Growing and thriving

by | Oct 8, 2018 | Fall 2018, Inside Mines | 0 comments

A geographic information system tool designed by Mines students is helping GoFarm, a Golden-based nonprofit, improve access to healthy, local food in Jefferson County.

“GoFarm has benefited so much from the students’ creativity and eagerness,” said Eileen O’Rourke, founder of GoFarm. “One of the things I’ve been so delighted with is the talent and enthusiasm of the students in GoFarm’s mission—there’s a real awareness of why local food systems are so critical.”

This summer, two new pickup locations for GoFarm’s community-supported agriculture (CSA) program opened in Arvada—the first locations that GoFarm selected using the data from the Mines GIS project. 

“Humanitarian Engineering and GoFarm share a commitment to bringing social justice to communities in need—in this case, food justice to communities that lack healthy food choices,” said Juan Lucena, director of the Humanitarian Engineering program at Mines. 

GoFarm is growing its CSA using a three-pronged approach—one distribution point is located in a high-income area, one in a low-income area, and then both are connected with as many nearby farmers as possible. The container in the high-income area helps subsidize the low-income one, both sets of customers know they’re helping farmers in their own community and the dollars all stay in the local economy.
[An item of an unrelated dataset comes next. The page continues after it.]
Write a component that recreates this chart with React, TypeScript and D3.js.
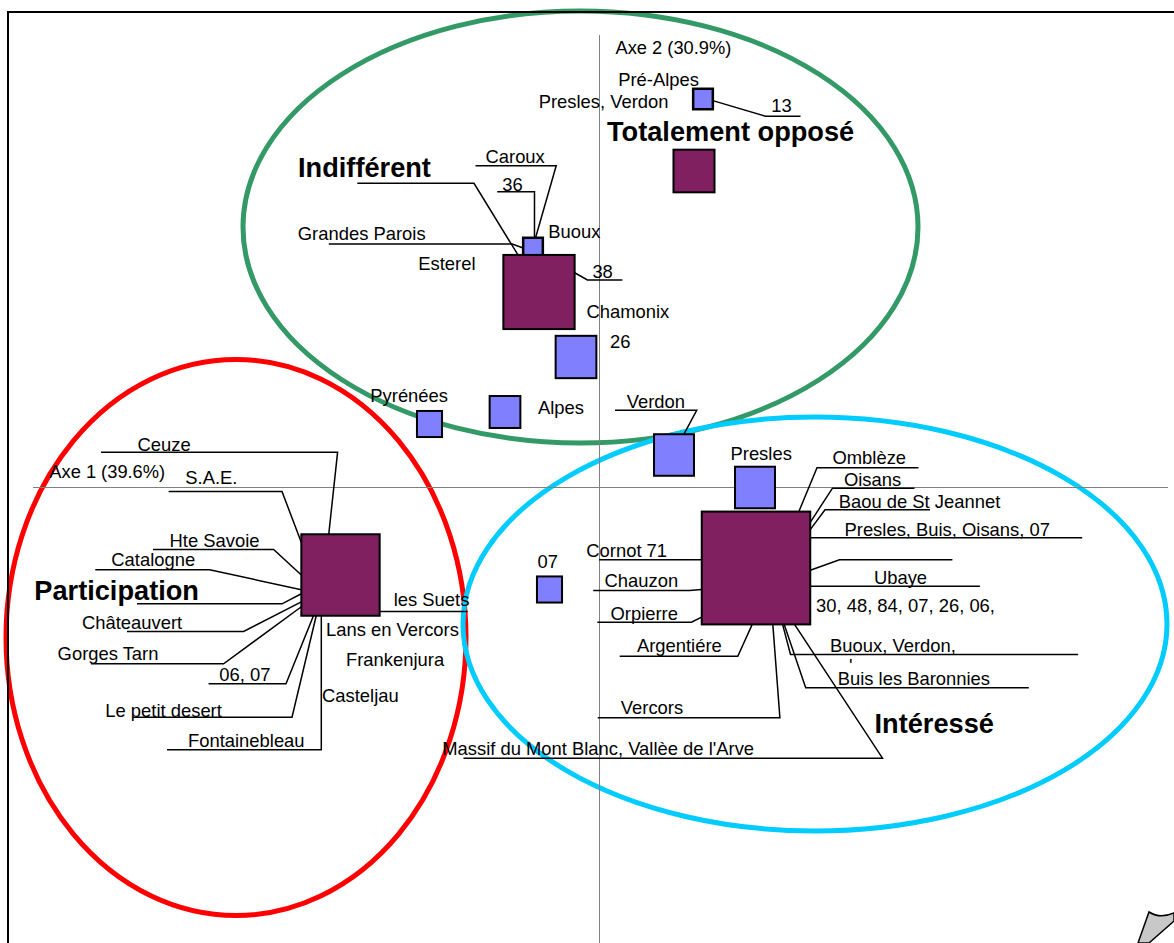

“Originally the idea was that I wanted to present an approach to our community partner, Centura, to strategically rank 12 of their sites as potential locations for our next distribution point,” O’Rourke said. “What I wanted to know was could we integrate the various selection criteria such as market capacity, farm locations and greatest need for food access to determine the optimal location for GoFarm mission expansion.”

Mines students populated the tool with data on population density, income, land availability and existing food retailers. “You put all the data on the map and then you rank each site based on how well they line up with the criteria were looking for,” said Natalie Haber, a junior in civil engineering.

For GoFarm, the tool worked even better than expected, and they’re already using it to plan future expansions.